++++ Data extract

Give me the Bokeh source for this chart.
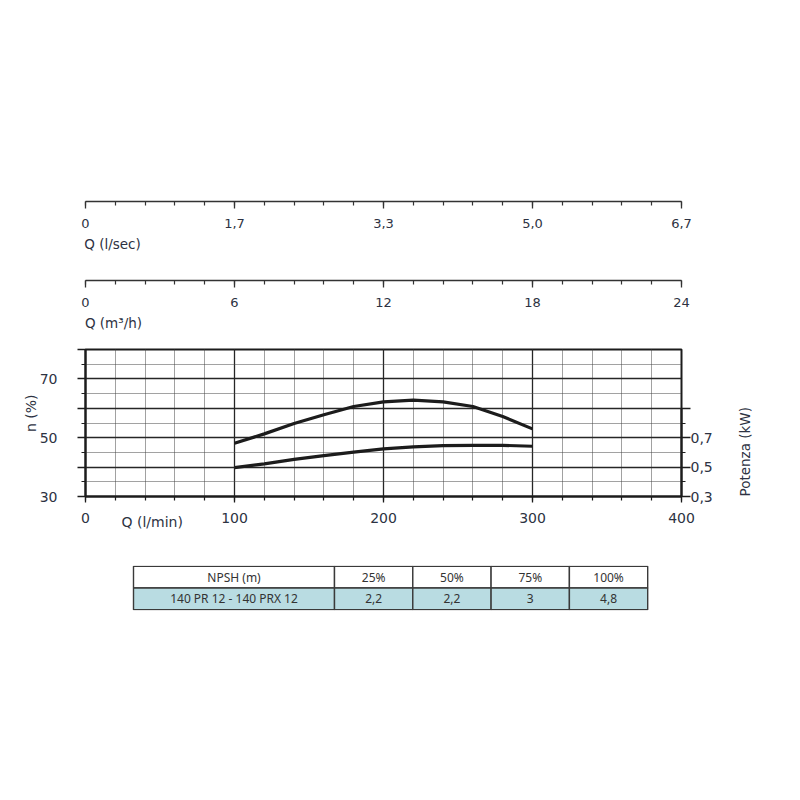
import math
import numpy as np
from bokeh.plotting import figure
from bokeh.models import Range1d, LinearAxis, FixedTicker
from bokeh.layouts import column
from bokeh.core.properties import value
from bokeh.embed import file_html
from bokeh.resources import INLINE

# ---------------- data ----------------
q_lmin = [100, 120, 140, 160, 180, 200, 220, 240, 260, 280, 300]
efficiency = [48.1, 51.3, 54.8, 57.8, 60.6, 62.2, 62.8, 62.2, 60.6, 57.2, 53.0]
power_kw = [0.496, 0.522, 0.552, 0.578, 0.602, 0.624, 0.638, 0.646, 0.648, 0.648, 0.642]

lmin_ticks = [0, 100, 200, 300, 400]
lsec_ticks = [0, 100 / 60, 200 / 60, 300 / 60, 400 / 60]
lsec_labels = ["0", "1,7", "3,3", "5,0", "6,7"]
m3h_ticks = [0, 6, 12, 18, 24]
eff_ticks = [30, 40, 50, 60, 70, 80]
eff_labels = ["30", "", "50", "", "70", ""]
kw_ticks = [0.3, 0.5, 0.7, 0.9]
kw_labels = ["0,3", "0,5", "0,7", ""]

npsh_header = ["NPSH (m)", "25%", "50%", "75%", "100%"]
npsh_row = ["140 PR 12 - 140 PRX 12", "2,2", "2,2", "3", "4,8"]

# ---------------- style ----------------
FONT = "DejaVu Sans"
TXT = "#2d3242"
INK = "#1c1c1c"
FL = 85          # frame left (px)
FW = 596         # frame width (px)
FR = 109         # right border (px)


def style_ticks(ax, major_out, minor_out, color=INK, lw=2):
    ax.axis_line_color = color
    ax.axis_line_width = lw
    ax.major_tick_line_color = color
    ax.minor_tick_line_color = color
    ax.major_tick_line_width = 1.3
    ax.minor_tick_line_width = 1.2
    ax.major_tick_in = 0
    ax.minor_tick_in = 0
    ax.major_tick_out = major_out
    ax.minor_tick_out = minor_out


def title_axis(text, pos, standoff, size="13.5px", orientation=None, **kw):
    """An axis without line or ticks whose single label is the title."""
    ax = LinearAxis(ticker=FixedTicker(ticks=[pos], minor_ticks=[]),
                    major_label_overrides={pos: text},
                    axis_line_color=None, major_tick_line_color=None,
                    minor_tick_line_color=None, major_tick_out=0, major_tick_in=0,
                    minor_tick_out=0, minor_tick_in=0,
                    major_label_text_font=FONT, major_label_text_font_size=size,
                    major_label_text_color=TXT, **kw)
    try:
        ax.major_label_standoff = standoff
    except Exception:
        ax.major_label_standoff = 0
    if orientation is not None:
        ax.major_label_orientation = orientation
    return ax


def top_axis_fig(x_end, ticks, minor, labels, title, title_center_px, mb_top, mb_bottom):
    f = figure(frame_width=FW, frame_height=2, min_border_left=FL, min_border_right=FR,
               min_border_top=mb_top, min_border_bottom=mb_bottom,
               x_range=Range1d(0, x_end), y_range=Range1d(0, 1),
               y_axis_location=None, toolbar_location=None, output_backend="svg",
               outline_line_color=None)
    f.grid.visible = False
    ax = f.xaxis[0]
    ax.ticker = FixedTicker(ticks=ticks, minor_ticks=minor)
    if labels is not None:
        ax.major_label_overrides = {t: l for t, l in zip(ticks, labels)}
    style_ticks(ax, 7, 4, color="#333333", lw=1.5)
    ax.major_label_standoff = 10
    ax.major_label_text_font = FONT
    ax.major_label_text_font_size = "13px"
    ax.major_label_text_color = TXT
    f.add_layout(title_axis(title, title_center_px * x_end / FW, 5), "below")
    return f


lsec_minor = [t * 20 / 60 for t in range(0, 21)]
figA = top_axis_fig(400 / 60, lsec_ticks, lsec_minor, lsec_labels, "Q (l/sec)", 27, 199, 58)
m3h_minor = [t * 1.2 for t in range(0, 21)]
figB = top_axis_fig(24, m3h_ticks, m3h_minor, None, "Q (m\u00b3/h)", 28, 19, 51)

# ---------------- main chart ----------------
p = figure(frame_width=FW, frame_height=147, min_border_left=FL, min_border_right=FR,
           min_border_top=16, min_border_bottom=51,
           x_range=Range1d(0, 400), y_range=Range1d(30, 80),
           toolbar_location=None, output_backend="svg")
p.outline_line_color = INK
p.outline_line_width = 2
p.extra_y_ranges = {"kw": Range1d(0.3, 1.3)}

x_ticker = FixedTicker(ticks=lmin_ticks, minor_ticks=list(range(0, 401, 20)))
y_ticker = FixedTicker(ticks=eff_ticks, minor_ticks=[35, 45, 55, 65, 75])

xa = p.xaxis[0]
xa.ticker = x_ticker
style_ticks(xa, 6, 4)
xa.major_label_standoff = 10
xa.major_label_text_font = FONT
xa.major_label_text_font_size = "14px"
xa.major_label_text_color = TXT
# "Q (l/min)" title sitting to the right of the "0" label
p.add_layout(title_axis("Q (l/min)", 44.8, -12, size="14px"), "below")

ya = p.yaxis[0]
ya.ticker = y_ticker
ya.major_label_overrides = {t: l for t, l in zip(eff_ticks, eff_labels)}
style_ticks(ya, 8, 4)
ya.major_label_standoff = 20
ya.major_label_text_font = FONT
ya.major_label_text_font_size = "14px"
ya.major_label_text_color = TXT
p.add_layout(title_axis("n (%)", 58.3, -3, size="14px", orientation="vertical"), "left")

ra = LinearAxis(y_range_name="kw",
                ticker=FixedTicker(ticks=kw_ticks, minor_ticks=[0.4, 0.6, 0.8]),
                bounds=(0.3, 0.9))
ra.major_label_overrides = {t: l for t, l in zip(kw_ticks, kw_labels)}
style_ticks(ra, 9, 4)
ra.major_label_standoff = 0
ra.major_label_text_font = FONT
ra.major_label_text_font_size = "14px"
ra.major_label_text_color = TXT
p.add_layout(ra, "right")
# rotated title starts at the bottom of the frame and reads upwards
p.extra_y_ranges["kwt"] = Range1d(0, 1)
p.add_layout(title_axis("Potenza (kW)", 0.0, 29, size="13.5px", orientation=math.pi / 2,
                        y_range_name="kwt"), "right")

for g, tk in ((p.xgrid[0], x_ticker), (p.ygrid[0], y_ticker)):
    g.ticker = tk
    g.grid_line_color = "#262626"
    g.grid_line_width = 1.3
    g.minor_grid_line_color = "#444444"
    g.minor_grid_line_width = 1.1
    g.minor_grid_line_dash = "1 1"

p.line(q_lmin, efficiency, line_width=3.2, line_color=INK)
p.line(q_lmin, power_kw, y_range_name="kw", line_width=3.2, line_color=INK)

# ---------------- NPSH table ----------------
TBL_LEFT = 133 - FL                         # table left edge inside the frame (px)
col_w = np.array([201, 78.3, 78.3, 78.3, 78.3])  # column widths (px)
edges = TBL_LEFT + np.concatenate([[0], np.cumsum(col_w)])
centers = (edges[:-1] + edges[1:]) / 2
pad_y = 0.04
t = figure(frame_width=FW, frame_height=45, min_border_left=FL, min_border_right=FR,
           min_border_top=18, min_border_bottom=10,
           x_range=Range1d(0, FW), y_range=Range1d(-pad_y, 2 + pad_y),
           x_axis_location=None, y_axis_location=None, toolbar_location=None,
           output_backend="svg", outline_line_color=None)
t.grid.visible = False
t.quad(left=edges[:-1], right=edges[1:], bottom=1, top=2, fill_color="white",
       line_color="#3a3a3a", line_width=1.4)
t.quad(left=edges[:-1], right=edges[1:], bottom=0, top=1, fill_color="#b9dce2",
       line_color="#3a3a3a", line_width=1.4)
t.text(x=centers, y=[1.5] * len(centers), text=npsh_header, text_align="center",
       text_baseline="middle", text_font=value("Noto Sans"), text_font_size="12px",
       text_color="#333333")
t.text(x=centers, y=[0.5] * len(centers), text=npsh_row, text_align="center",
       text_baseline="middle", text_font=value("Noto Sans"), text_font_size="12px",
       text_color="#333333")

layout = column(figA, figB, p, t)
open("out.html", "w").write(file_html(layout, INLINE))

++++++++

_Request_.
Repeat, with no pictures, each line from the beginning of the data through the line containing "right border (px)", inclusive.

_Result for this exercise_.
Give me the Bokeh source for this chart.
import math
import numpy as np
from bokeh.plotting import figure
from bokeh.models import Range1d, LinearAxis, FixedTicker
from bokeh.layouts import column
from bokeh.core.properties import value
from bokeh.embed import file_html
from bokeh.resources import INLINE

# ---------------- data ----------------
q_lmin = [100, 120, 140, 160, 180, 200, 220, 240, 260, 280, 300]
efficiency = [48.1, 51.3, 54.8, 57.8, 60.6, 62.2, 62.8, 62.2, 60.6, 57.2, 53.0]
power_kw = [0.496, 0.522, 0.552, 0.578, 0.602, 0.624, 0.638, 0.646, 0.648, 0.648, 0.642]

lmin_ticks = [0, 100, 200, 300, 400]
lsec_ticks = [0, 100 / 60, 200 / 60, 300 / 60, 400 / 60]
lsec_labels = ["0", "1,7", "3,3", "5,0", "6,7"]
m3h_ticks = [0, 6, 12, 18, 24]
eff_ticks = [30, 40, 50, 60, 70, 80]
eff_labels = ["30", "", "50", "", "70", ""]
kw_ticks = [0.3, 0.5, 0.7, 0.9]
kw_labels = ["0,3", "0,5", "0,7", ""]

npsh_header = ["NPSH (m)", "25%", "50%", "75%", "100%"]
npsh_row = ["140 PR 12 - 140 PRX 12", "2,2", "2,2", "3", "4,8"]

# ---------------- style ----------------
FONT = "DejaVu Sans"
TXT = "#2d3242"
INK = "#1c1c1c"
FL = 85          # frame left (px)
FW = 596         # frame width (px)
FR = 109         # right border (px)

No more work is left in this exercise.